Evidence suggests that neuroactive steroids may be candidate modulators of schizophrenia pathophysiology and therapeutics.
We therefore investigated neuroactive steroid levels in post-mortem brain tissue from subjects with schizophrenia, bipolar disorder, nonpsychotic depression, and control subjects to determine if neuroactive steroids are altered in these disorders.
Posterior cingulate and parietal cortex tissue from the Stanley Foundation Neuropathology Consortium collection was analyzed for neuroactive steroids by negative ion chemical ionization gas chromatography/mass spectrometry preceded by high-performance liquid chromatography.
Subjects with schizophrenia, bipolar disorder, nonpsychotic depression, and control subjects were group matched for age, sex, ethnicity, brain pH, and post-mortem interval (n = 14-15 per group, 59-60 subjects total). Statistical analyses were performed by ANOVA with post-hoc Dunnett tests on log transformed neuroactive steroid levels.
Pregnenolone and allopregnanolone were present in human post-mortem brain tissue at considerably higher concentrations than typically observed in serum or plasma. Pregnenolone and dehydroepiandrosterone levels were higher in subjects with schizophrenia and bipolar disorder compared to control subjects in both posterior cingulate and parietal cortex. Allopregnanolone levels tended to be decreased in parietal cortex in subjects with schizophrenia compared to control subjects.

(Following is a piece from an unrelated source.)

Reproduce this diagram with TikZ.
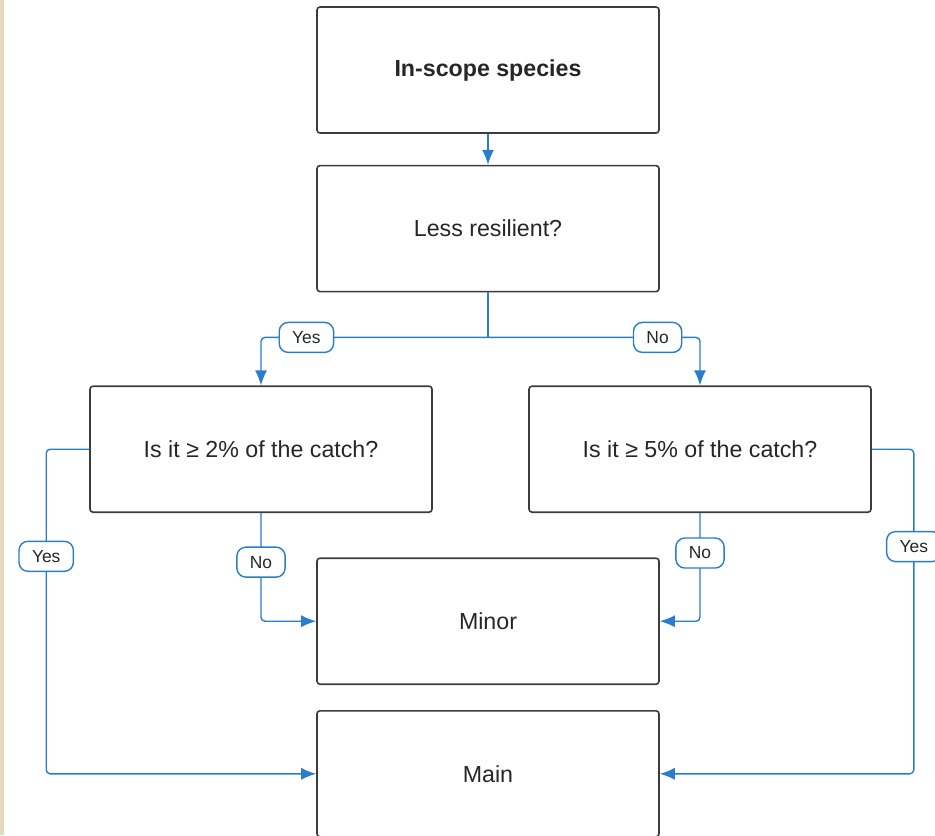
\documentclass[tikz,border=0pt]{standalone}
\usepackage{fontspec}
\setmainfont{Liberation Sans}
\usetikzlibrary{positioning, arrows.meta}
\definecolor{flowblue}{RGB}{40,125,205}
\definecolor{boxgray}{RGB}{60,60,60}
\definecolor{margintan}{RGB}{228,218,192}

\begin{document}
\begin{tikzpicture}[
	box/.style={draw=boxgray, line width=0.8pt, rounded corners=1.5pt, minimum width=171pt, minimum height=63pt, text=black!85, font=\fontsize{11.6}{14}\selectfont},
	flow/.style={draw=flowblue, line width=0.7pt, rounded corners=2pt, -{Latex[length=7.5pt,width=6pt]}},
	tag/.style={draw=flowblue, fill=white, line width=0.7pt, rounded corners=4.5pt, minimum height=15pt, inner xsep=6.5pt, inner ysep=1pt, text=black!85, font=\fontsize{8.7}{10}\selectfont}
]
	\useasboundingbox (0,0) rectangle (467.5pt,-417.5pt);
	\fill[margintan] (0,0) rectangle (2pt,-417.5pt);

	\node[box, font=\fontsize{11.6}{14}\selectfont\bfseries] (species) at (244pt,-35pt) {In-scope species};
	\node[box, below=15.5pt of species] (resilient) {Less resilient?};
	\node[box, below=46.5pt of resilient, xshift=-113.5pt] (low) {Is it ≥ 2\% of the catch?};
	\node[box, below=46.5pt of resilient, xshift=106pt] (high) {Is it ≥ 5\% of the catch?};
	\node[box, below=132.5pt of resilient] (minor) {Minor};
	\node[box, below=12.5pt of minor] (main) {Main};

	\coordinate[below=22.5pt of resilient.south] (split);

	\draw[flow] (species) -- (resilient);
	\draw[draw=flowblue, line width=0.7pt] (resilient.south) -- (split);
	\draw[flow] (split) -| node[tag, pos=0.4] {Yes} (low.north);
	\draw[flow] (split) -| node[tag, pos=0.4] {No} (high.north);

	% small share of the catch
	\draw[flow] (low.south) |- node[tag, pos=0.227] {No} (minor.west);
	\draw[flow] (high.south) |- node[tag, pos=0.185] {No} (minor.east);

	% large share of the catch
	\draw[flow] (low.west) -- ++(-21.5pt,0) |- node[tag, pos=0.165] {Yes} (main.west);
	\draw[flow] (high.east) -- ++(21pt,0) |- node[tag, pos=0.15] {Yes} (main.east);
\end{tikzpicture}
\end{document}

Neuroactive steroids are present in human post-mortem brain tissue at physiologically relevant concentrations and altered in subjects with schizophrenia and bipolar disorder. A number of neuroactive steroids act at inhibitory GABA(A) and excitatory NMDA receptors and demonstrate neuroprotective and neurotrophic effects. Neuroactive steroids may therefore be candidate modulators of the pathophysiology of schizophrenia and bipolar disorder, and relevant to the treatment of these disorders.